Ousadias. Uma tal de Adriana Maia, eixo Rio-São Paulo, já apresentou um espetáculo chamado “Cabaré Infantil” (ibid. p. 85). Algo bem difícil de se conceber se imaginarmos que a produção para crianças está ligada a instituições como escola e família.
A criança é um ser de linguagem, leis próprias e específicas que devem ser trabalhados com cuidado tanto a forma quanto o conteúdo, um “duplo inseparável e inerente à historicidade do fenômeno artístico”, como afirma Sonia Khéde.
A recepção do público, o marketing, a percepção da criança na sociedade brasileira/ recifense, são outras questões que abordaremos posteriormente.

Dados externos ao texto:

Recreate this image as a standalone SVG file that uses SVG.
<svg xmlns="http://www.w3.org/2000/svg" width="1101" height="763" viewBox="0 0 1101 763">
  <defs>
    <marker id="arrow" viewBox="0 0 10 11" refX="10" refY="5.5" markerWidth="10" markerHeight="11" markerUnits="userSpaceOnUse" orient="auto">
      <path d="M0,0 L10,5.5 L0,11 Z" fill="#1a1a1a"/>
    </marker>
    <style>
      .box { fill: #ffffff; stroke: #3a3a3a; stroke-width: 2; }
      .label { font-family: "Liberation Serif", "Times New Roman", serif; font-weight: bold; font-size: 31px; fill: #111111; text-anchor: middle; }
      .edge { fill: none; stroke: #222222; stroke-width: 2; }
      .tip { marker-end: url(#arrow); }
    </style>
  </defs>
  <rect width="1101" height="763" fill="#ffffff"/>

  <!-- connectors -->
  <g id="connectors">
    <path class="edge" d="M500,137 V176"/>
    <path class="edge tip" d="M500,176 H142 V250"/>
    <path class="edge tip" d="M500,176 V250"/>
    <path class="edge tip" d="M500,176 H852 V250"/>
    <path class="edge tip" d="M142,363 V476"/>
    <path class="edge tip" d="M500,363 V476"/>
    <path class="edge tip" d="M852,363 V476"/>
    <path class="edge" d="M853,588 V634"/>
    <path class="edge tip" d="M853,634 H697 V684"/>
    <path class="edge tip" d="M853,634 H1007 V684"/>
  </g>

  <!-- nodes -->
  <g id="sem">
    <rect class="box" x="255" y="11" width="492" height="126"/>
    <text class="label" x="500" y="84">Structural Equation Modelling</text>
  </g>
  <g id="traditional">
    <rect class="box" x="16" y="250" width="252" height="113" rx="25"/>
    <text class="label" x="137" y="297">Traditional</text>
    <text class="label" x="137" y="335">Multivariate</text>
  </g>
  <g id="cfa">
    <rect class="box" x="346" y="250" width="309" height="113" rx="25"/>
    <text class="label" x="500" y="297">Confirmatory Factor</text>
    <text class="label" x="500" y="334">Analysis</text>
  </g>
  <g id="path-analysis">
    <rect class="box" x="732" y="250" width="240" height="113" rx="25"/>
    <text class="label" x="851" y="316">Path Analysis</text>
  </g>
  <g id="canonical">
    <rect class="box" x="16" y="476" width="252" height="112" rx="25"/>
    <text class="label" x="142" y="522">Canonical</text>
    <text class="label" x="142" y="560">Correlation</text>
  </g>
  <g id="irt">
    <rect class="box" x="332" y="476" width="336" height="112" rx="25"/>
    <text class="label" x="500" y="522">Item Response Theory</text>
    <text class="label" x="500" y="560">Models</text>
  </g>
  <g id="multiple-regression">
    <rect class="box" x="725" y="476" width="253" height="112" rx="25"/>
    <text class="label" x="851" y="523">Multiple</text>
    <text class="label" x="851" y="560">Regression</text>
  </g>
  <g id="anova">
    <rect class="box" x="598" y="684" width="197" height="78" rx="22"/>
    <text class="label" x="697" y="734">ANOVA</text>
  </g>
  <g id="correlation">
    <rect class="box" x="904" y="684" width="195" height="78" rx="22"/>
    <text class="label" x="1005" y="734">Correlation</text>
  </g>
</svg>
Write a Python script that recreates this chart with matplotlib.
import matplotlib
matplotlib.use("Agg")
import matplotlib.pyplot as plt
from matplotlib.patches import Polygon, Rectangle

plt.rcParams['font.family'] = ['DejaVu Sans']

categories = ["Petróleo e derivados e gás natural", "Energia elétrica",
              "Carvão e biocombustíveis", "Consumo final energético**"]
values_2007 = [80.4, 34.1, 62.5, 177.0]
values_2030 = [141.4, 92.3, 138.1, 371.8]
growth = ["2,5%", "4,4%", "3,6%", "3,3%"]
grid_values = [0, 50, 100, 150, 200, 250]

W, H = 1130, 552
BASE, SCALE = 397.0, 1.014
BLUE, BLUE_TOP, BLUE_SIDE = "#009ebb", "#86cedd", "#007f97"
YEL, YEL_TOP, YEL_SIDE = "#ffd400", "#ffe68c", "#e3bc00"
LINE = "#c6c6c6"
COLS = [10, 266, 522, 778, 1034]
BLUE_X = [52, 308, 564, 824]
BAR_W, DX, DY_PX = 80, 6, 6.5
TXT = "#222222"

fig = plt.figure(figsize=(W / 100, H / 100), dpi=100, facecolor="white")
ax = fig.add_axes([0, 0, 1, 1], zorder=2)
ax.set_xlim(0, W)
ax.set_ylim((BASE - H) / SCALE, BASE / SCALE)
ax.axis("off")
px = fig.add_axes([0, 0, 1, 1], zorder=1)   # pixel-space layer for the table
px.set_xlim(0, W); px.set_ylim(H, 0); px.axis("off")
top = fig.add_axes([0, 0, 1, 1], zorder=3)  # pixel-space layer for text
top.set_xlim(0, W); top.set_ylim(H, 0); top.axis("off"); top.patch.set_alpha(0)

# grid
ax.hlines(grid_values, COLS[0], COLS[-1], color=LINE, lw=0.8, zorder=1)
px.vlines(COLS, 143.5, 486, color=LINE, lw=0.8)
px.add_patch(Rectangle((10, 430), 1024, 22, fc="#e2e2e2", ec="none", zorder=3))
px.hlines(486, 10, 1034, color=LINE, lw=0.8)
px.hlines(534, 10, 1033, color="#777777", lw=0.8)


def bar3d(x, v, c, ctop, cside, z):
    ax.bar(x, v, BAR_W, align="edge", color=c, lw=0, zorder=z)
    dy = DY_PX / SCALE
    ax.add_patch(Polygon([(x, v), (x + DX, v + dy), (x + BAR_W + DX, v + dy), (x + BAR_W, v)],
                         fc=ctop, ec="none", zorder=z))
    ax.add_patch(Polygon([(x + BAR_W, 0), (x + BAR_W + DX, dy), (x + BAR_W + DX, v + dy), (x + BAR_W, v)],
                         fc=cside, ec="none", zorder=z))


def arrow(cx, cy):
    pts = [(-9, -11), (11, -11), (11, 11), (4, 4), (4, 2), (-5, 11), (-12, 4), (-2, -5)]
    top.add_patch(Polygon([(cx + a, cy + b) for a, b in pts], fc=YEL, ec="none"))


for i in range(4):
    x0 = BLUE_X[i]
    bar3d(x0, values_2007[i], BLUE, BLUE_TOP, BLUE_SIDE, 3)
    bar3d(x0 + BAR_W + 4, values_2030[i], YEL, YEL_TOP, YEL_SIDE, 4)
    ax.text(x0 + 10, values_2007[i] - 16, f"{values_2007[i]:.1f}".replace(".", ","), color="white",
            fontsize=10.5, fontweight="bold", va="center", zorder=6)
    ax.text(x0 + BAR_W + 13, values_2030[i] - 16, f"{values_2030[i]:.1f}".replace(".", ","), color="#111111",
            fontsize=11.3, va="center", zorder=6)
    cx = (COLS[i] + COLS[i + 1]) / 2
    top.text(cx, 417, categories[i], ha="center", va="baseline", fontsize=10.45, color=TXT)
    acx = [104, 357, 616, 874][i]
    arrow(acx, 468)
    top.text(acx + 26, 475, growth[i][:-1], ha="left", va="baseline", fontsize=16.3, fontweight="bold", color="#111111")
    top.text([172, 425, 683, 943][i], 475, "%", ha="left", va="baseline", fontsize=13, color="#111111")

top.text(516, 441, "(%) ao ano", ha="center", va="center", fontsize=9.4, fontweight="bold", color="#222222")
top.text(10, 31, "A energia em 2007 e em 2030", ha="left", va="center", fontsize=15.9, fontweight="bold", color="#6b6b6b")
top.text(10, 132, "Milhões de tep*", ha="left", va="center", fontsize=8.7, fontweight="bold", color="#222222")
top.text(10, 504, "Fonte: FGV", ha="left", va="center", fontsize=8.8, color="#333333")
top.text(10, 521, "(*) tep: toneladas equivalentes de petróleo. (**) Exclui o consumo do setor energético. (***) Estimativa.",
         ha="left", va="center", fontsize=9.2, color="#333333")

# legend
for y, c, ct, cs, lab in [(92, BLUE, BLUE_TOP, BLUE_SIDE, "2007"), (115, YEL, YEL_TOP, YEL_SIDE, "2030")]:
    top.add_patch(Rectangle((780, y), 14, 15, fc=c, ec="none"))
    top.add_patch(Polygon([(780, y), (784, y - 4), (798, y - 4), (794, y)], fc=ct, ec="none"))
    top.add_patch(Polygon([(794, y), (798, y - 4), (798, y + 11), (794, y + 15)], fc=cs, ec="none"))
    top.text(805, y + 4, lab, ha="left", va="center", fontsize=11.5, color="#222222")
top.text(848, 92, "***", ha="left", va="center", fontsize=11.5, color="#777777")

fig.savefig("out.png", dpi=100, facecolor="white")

Gostaríamos de destacar artistas recifenses como Ulisses Dornelas (Palhaço Chocolate), José Francisco Filho, Marco Camarotti, Buarque de Aquino, José Manuel, Manuel Constantino que a partir dos anos 70, deram, de modos diversos, suas contribuições ao espetáculo feito para crianças. Alguns foram um pouco anacrônicos em seus posicionamentos, é claro e outros não apresentavam a “cor local”.
Se o Modernismo decretou a morte do sujeito, os anos 90 trouxeram de volta o respeito às diferenças.
LINGUAGEM PRÓPRIA: A comunicação com a criança poderá ser feita através de associações, personagens com os quais ela se identifique. “Um personagem poderá se apresentar fragmentariamente porque representa a crise de identidade, a busca de um (novo) papel, o desconcerto diante de valores velhos e novos” (KHÉDE, 1986: p. 56), sem que seja mal construído, é claro.
O lúdico, o humor e o nonsense se entrelaçam num intercâmbio entre conotação e denotação, buscando driblar o autoritarismo, tão presente na cultura brasileira como a malandragem (e na relação adulto-criança a questão do autoritarismo é de fundamental importância). Por isso um personagem que quer mandar na brincadeira deve, por exemplo, ser mostrado como um chato.
É bom lembrar a criança que ela pode pelo menos tentar mudar as situações que lhe são impostas no mundo. Ela pode interferir.
Devemos fazer o espectador, criança ou não, avaliar sua identidade no confronto com
outras vozes e começar o intercâmbio com o universo da arte.
Quanto aos pais e professores, é bom que não mergulhem muito na nostalgia ou na idealização da infância. Como já dissemos, os espetáculos devem se distanciar do pedagogismo e do moralismo.
Deseroicizar os personagens é uma saída.
VIOLÊNCIA: E falar do amor e da violência? Primeiro colocando os verbos no presente, sempre que possível. Mostrar que a solidariedade é fundamental para o ser humano. A cooperação, a justiça social (sem clichês!).
Os filmes americanos que exaltam a violência devem ser evitados, com seu lucrativo comércio de armas e de guerras “criando o hábito da violência (…) técnicas de eliminação da vida (…) torturas”, como sugere Antonieta Moraes.
“Muitos intelectuais, principalmente aqueles dedicados à produção cultural para a criança e jovens, não assumem posição definida e proclamam que não existe literatura para adulto, para criança, pra jovem; a literatura é uma só: não ensina nem informa” (op. cit. p. 85).
“Não se pode fazer boa literatura com maus sentimentos”, dizia Sartre. Isso não significa entronizar os detentores do poder que exploram os trabalhadores ou os pais que tratam os filhos com grosserias ou vice-versa.